▸ **YOUR GOAL**
Please write the listing below out again exactly, leaving every picture behind.

—————

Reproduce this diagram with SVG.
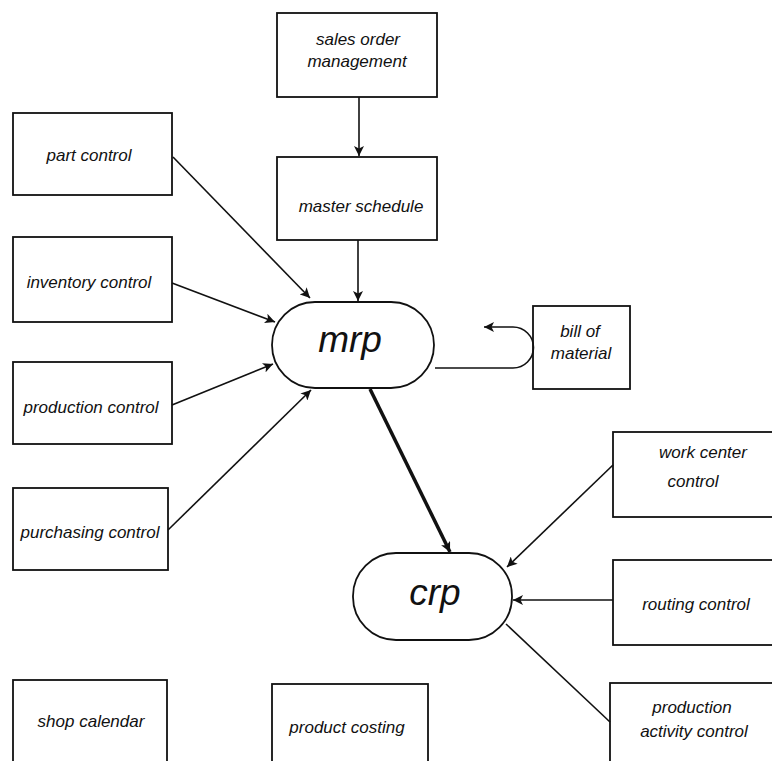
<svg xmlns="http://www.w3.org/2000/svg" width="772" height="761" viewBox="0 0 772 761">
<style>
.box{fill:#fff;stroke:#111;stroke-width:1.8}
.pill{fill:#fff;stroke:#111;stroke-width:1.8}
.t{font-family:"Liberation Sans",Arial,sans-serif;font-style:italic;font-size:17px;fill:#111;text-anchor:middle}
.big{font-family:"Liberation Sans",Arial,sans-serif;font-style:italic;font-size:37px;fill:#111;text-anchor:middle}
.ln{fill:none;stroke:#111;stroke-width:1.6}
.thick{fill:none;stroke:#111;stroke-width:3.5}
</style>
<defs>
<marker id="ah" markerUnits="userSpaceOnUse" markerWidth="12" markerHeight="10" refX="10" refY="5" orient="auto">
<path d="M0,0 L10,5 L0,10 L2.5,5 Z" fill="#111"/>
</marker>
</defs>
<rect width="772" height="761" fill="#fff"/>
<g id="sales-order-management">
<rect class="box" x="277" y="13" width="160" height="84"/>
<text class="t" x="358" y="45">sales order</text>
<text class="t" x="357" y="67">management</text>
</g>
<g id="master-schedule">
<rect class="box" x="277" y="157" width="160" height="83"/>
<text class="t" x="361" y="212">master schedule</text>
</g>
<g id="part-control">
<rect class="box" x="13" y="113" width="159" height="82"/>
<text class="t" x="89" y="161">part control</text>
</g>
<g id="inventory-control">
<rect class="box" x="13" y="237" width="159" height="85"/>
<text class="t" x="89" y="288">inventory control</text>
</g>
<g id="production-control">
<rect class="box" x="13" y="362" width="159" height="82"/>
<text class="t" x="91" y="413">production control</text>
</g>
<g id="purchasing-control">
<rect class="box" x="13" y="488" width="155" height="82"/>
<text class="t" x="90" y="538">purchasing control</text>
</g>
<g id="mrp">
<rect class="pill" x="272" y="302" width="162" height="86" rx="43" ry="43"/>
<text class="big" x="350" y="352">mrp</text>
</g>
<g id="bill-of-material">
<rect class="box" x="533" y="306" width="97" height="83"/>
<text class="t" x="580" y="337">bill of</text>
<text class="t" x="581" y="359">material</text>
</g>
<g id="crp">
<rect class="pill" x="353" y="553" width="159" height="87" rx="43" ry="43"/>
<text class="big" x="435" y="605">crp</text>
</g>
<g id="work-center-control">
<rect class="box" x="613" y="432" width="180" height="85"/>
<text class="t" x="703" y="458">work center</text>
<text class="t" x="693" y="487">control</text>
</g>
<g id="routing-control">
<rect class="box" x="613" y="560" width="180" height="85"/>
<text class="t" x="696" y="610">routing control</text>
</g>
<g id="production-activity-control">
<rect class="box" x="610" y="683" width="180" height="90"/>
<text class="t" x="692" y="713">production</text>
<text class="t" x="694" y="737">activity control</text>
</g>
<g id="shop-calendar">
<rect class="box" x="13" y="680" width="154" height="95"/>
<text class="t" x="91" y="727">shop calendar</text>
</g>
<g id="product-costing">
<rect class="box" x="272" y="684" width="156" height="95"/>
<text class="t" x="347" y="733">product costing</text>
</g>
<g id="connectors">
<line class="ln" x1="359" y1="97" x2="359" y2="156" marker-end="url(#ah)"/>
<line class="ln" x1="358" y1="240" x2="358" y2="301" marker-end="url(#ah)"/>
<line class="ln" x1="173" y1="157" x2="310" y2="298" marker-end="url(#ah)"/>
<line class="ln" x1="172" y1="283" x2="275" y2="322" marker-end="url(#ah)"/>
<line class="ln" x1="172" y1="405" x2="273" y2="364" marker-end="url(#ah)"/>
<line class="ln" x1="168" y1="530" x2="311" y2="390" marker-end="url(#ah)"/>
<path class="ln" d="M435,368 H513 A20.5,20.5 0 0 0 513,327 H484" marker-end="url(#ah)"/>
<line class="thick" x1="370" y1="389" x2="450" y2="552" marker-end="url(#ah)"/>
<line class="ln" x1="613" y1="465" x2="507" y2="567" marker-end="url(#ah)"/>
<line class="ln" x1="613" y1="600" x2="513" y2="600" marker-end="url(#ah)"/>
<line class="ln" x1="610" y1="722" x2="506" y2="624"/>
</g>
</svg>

—————

▸ **RESULT**
Reproduce this diagram with SVG.
<svg xmlns="http://www.w3.org/2000/svg" width="772" height="761" viewBox="0 0 772 761">
<style>
.box{fill:#fff;stroke:#111;stroke-width:1.8}
.pill{fill:#fff;stroke:#111;stroke-width:1.8}
.t{font-family:"Liberation Sans",Arial,sans-serif;font-style:italic;font-size:17px;fill:#111;text-anchor:middle}
.big{font-family:"Liberation Sans",Arial,sans-serif;font-style:italic;font-size:37px;fill:#111;text-anchor:middle}
.ln{fill:none;stroke:#111;stroke-width:1.6}
.thick{fill:none;stroke:#111;stroke-width:3.5}
</style>
<defs>
<marker id="ah" markerUnits="userSpaceOnUse" markerWidth="12" markerHeight="10" refX="10" refY="5" orient="auto">
<path d="M0,0 L10,5 L0,10 L2.5,5 Z" fill="#111"/>
</marker>
</defs>
<rect width="772" height="761" fill="#fff"/>
<g id="sales-order-management">
<rect class="box" x="277" y="13" width="160" height="84"/>
<text class="t" x="358" y="45">sales order</text>
<text class="t" x="357" y="67">management</text>
</g>
<g id="master-schedule">
<rect class="box" x="277" y="157" width="160" height="83"/>
<text class="t" x="361" y="212">master schedule</text>
</g>
<g id="part-control">
<rect class="box" x="13" y="113" width="159" height="82"/>
<text class="t" x="89" y="161">part control</text>
</g>
<g id="inventory-control">
<rect class="box" x="13" y="237" width="159" height="85"/>
<text class="t" x="89" y="288">inventory control</text>
</g>
<g id="production-control">
<rect class="box" x="13" y="362" width="159" height="82"/>
<text class="t" x="91" y="413">production control</text>
</g>
<g id="purchasing-control">
<rect class="box" x="13" y="488" width="155" height="82"/>
<text class="t" x="90" y="538">purchasing control</text>
</g>
<g id="mrp">
<rect class="pill" x="272" y="302" width="162" height="86" rx="43" ry="43"/>
<text class="big" x="350" y="352">mrp</text>
</g>
<g id="bill-of-material">
<rect class="box" x="533" y="306" width="97" height="83"/>
<text class="t" x="580" y="337">bill of</text>
<text class="t" x="581" y="359">material</text>
</g>
<g id="crp">
<rect class="pill" x="353" y="553" width="159" height="87" rx="43" ry="43"/>
<text class="big" x="435" y="605">crp</text>
</g>
<g id="work-center-control">
<rect class="box" x="613" y="432" width="180" height="85"/>
<text class="t" x="703" y="458">work center</text>
<text class="t" x="693" y="487">control</text>
</g>
<g id="routing-control">
<rect class="box" x="613" y="560" width="180" height="85"/>
<text class="t" x="696" y="610">routing control</text>
</g>
<g id="production-activity-control">
<rect class="box" x="610" y="683" width="180" height="90"/>
<text class="t" x="692" y="713">production</text>
<text class="t" x="694" y="737">activity control</text>
</g>
<g id="shop-calendar">
<rect class="box" x="13" y="680" width="154" height="95"/>
<text class="t" x="91" y="727">shop calendar</text>
</g>
<g id="product-costing">
<rect class="box" x="272" y="684" width="156" height="95"/>
<text class="t" x="347" y="733">product costing</text>
</g>
<g id="connectors">
<line class="ln" x1="359" y1="97" x2="359" y2="156" marker-end="url(#ah)"/>
<line class="ln" x1="358" y1="240" x2="358" y2="301" marker-end="url(#ah)"/>
<line class="ln" x1="173" y1="157" x2="310" y2="298" marker-end="url(#ah)"/>
<line class="ln" x1="172" y1="283" x2="275" y2="322" marker-end="url(#ah)"/>
<line class="ln" x1="172" y1="405" x2="273" y2="364" marker-end="url(#ah)"/>
<line class="ln" x1="168" y1="530" x2="311" y2="390" marker-end="url(#ah)"/>
<path class="ln" d="M435,368 H513 A20.5,20.5 0 0 0 513,327 H484" marker-end="url(#ah)"/>
<line class="thick" x1="370" y1="389" x2="450" y2="552" marker-end="url(#ah)"/>
<line class="ln" x1="613" y1="465" x2="507" y2="567" marker-end="url(#ah)"/>
<line class="ln" x1="613" y1="600" x2="513" y2="600" marker-end="url(#ah)"/>
<line class="ln" x1="610" y1="722" x2="506" y2="624"/>
</g>
</svg>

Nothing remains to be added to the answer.